# Getting 5.1 audio from old laptop which only outputs 2 ch stereo ove HDMI



## sportflyer (May 2, 2010)

I have an old Dell DVP11 laptop that I would like to use as HTPC. Even though it has a HDMI output port , there is only Stereo output . (No options for HD Audio output over HDMI) . Is it possible to add a USB ext sound card for DD or DD+ 5.1 surround sound ? Does Ext sound card have optical output and can DD surround sound be sent over Optical in PCM format ? Tks


----------



## sheiqshack (Mar 5, 2012)

Yes, you could get an external interface with optical or coaxial out. When only coaxial out, just add a cheap converter like one of these: https://www.amazon.com/coaxial-optical-converter/s?k=coaxial+to+optical+converter.
This interface is pretty affordable ( in your case you don't have to invest in quality mic pre-amps): ESI - U24 XL


----------



## los153 (Nov 5, 2006)

Will you be using a receiver with an HDMI input? Try plugging your laptop into the receiver over HDMI, and *then* check your audio properties with the receiver selected as the audio output device. Very likely you will see all kinds of surround sound options magically appear.


----------



## sportflyer (May 2, 2010)

los153 said:


> Will you be using a receiver with an HDMI input? Try plugging your laptop into the receiver over HDMI, and *then* check your audio properties with the receiver selected as the audio output device. Very likely you will see all kinds of surround sound options magically appear.

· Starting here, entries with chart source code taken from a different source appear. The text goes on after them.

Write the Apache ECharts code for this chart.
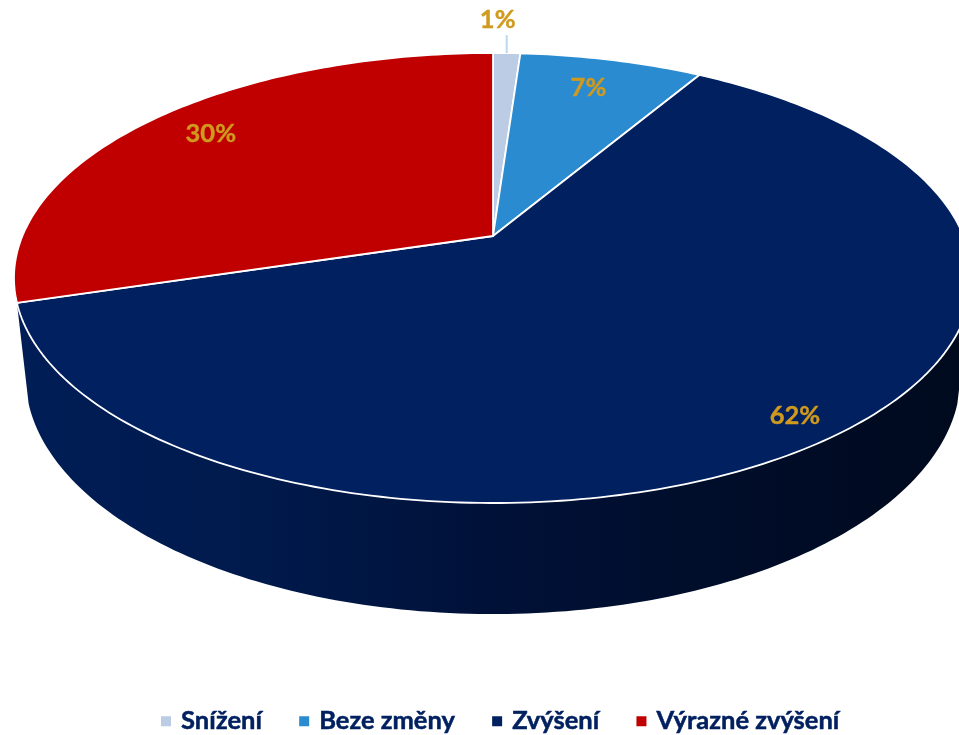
<!DOCTYPE html>
<html><head><meta charset="utf-8">
<style>html,body{margin:0;padding:0;background:#fff;overflow:hidden}#c{width:959px;height:735px}</style>
<script src="https://cdn.jsdelivr.net/npm/echarts@6/dist/echarts.min.js"></script>
</head><body><div id="c"></div>
<script>
const categories = ['Snížení', 'Beze změny', 'Zvýšení', 'Výrazné zvýšení'];
const shares = [1.1, 7.4, 61.8, 29.7];
const colors = ['#BBCCE4', '#2B8BD1', '#002060', '#C00000'];

// perspective projection of the pie disc
const CX = 493, P = {a: 173.1, b: 236, c: -0.1867, d: 470.6, e: 0.02385, vy: 4400};
const FRONT = [0.297, 0.703];
const LABEL_R = [1, 0.824, 0.909, 0.874];
const LABEL_NUDGE = [[-9, -33], [-5, 1], [-3, 1], [19, 1]];
const GOLD = '#CF9A1E';
const total = shares.reduce((s, x) => s + x, 0);
const starts = shares.map((_, i) => shares.slice(0, i).reduce((s, x) => s + x, 0));

function proj(f, r, lower) {
  const t = 2 * Math.PI * f, u = r * Math.sin(t), v = -r * Math.cos(t);
  const k = lower ? P.e : 0, w = 1 + P.c * v + k;
  return [CX + P.d * u / w, (P.a * v + P.b + k * P.vy) / w];
}
function arc(f0, f1, lower) {
  const n = Math.max(2, Math.ceil(Math.abs(f1 - f0) * 360)), pts = [];
  for (let i = 0; i <= n; i++) pts.push(proj(f0 + (f1 - f0) * i / n, 1, lower));
  return pts;
}
function renderItem(params, api) {
  const i = params.seriesIndex;
  const f0 = api.value(1) / total, f1 = (api.value(1) + api.value(0)) / total;
  const kids = [];
  const s0 = Math.max(f0, FRONT[0]), s1 = Math.min(f1, FRONT[1]);
  if (s1 > s0) {
    kids.push({type: 'polygon', z2: 1,
      shape: {points: arc(s0, s1, false).concat(arc(s1, s0, true))},
      style: {fill: new echarts.graphic.LinearGradient(0, 0, 1, 0, [
        {offset: 0, color: '#001D56'}, {offset: 0.25, color: '#001A4C'},
        {offset: 0.5, color: '#001138'}, {offset: 0.75, color: '#000D29'},
        {offset: 1, color: '#000A1E'}]), stroke: null}});
  }
  kids.push({type: 'polygon', z2: 2,
    shape: {points: [proj(0, 0, false)].concat(arc(f0, f1, false))},
    style: {fill: colors[i], stroke: '#fff', lineWidth: 1.8, lineJoin: 'round'}});
  const mid = (f0 + f1) / 2, anchor = proj(mid, LABEL_R[i], false);
  if (i === 0) {
    kids.push({type: 'line', z2: 3,
      shape: {x1: anchor[0], y1: anchor[1], x2: anchor[0], y2: anchor[1] - 18},
      style: {stroke: '#BDD7EE', lineWidth: 2}});
  }
  kids.push({type: 'text', z2: 4, style: {
    text: Math.round(api.value(0)) + '%',
    x: anchor[0] + LABEL_NUDGE[i][0], y: anchor[1] + LABEL_NUDGE[i][1],
    fill: GOLD, font: 'bold 25.5px Lato', align: 'center', verticalAlign: 'middle',
    stroke: GOLD, lineWidth: 0.4}});
  return {type: 'group', children: kids};
}
const chart = echarts.init(document.getElementById('c'), null, {renderer: 'canvas'});
chart.setOption({
  backgroundColor: '#fff',
  animation: false,
  tooltip: {show: false},
  legend: {
    data: categories, left: 156, top: 703,
    icon: 'rect', itemWidth: 10, itemHeight: 10, itemGap: 37,
    textStyle: {color: '#002060', fontFamily: 'Lato', fontWeight: 'bold', fontSize: 25.5,
      padding: [0, 0, 0, 5], textBorderColor: '#002060', textBorderWidth: 0.5}
  },
  series: categories.map((name, i) => ({
    type: 'custom', name, coordinateSystem: 'none',
    itemStyle: {color: colors[i]},
    clip: false, silent: true,
    data: [[shares[i], starts[i]]],
    renderItem
  }))
});
</script></body></html>
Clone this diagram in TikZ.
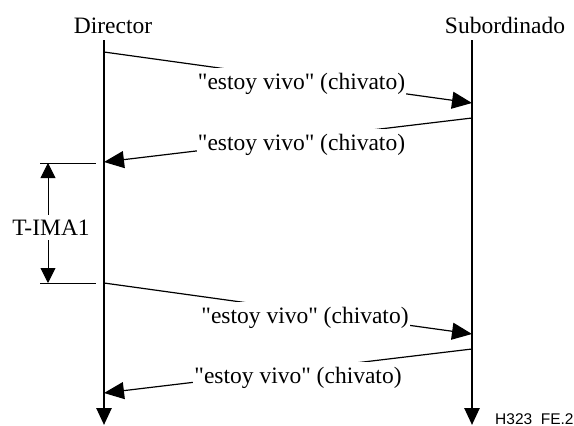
\documentclass[tikz,border=0pt]{standalone}
\usepackage{fontspec}
\newfontfamily\serifplain{Liberation Serif}
\newfontfamily\labsans{Liberation Sans}
\usetikzlibrary{arrows.meta}
\begin{document}
\begin{tikzpicture}[x=1pt,y=-1pt,
  lifeline/.style={line width=2.6pt,-{Triangle[length=17pt,width=15pt]}},
  msgline/.style={line width=1.2pt,-{Triangle[length=20pt,width=17pt]}},
  msglabel/.style={fill=white,inner xsep=1pt,inner ysep=4.5pt,font=\serifplain\fontsize{23.5}{28}\selectfont},
  head/.style={font=\serifplain\fontsize{23.5}{28}\selectfont,anchor=base,inner sep=0pt},
  tick/.style={line width=0.9pt},
  dimarrow/.style={line width=0.9pt,{Triangle[length=15pt,width=15pt]}-{Triangle[length=15pt,width=15pt]}}]
\useasboundingbox (0,0) rectangle (574,426);
% headings
\node[head] (dir) at (113,33) {Director};
\node[head] (sub) at (505,33) {Subordinado};
% lifelines
\coordinate (dtop) at (104,40);
\coordinate (dbot) at (104,425);
\coordinate (stop) at (472,40);
\coordinate (sbot) at (472,425);
\draw[lifeline] (dtop) -- (dbot);
\draw[lifeline] (stop) -- (sbot);
% message endpoints
\coordinate (m1a) at (104,52);  \coordinate (m1b) at (472,103);
\coordinate (m2a) at (472,118); \coordinate (m2b) at (104,162);
\coordinate (m3a) at (104,283); \coordinate (m3b) at (472,334);
\coordinate (m4a) at (472,349); \coordinate (m4b) at (104,393);
\draw[msgline] (m1a) -- (m1b);
\draw[msgline] (m2a) -- (m2b);
\draw[msgline] (m3a) -- (m3b);
\draw[msgline] (m4a) -- (m4b);
\node[msglabel,anchor=base] (l1) at (301.5,89) {"estoy vivo" (chivato)};
\node[msglabel,anchor=base] (l2) at (301.5,150) {"estoy vivo" (chivato)};
\node[msglabel,anchor=base] (l3) at (305,323) {"estoy vivo" (chivato)};
\node[msglabel,anchor=base] (l4) at (298,383) {"estoy vivo" (chivato)};
% T-IMA1 dimension
\coordinate (t1a) at (40,163); \coordinate (t1b) at (96,163);
\coordinate (t2a) at (40,283); \coordinate (t2b) at (96,283);
\coordinate (va) at (48,163); \coordinate (vb) at (48,283);
\draw[tick] (t1a) -- (t1b);
\draw[tick] (t2a) -- (t2b);
\draw[dimarrow] (va) -- (vb);
\node[msglabel,anchor=base,inner xsep=0pt] (tima) at (51,235) {T-IMA1};
% figure id
\node[anchor=base west,inner sep=0pt,font=\labsans\fontsize{15.5}{18}\selectfont] (fig) at (495,424) {H323\ \ FE.2};
\end{tikzpicture}
\end{document}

I will try. I checked laptop without connecting it to receiver.

Nope . It did not work even with HDMI connected to RX . I only get one audio device. Apparently for this Dell laptop there is no Audio over HDMI .


----------



## los153 (Nov 5, 2006)

Really weird, never seen that before. Maybe it could be a driver issue or missing HD audio device driver? HDMI can be funny, because it usually requires separate individual drivers for the HD graphics and the HD audio. (edit: Perhaps check Dell support for the latest drivers. They can often be better than the ones supplied by MS Update.)


----------



## gplracerx (Nov 9, 2010)

Have you configured your audio out in the volume control? Right click on the volume control icon, Select playback devices and select the default audio device, which shouldn't be grayed out, and then click on configure. If your HDMI cable is plugged into a device that will has more than two speakers, you should see various options besides stereo. Select the appropriate option and test. I have to do this every time I update the video card driver on my computer.


----------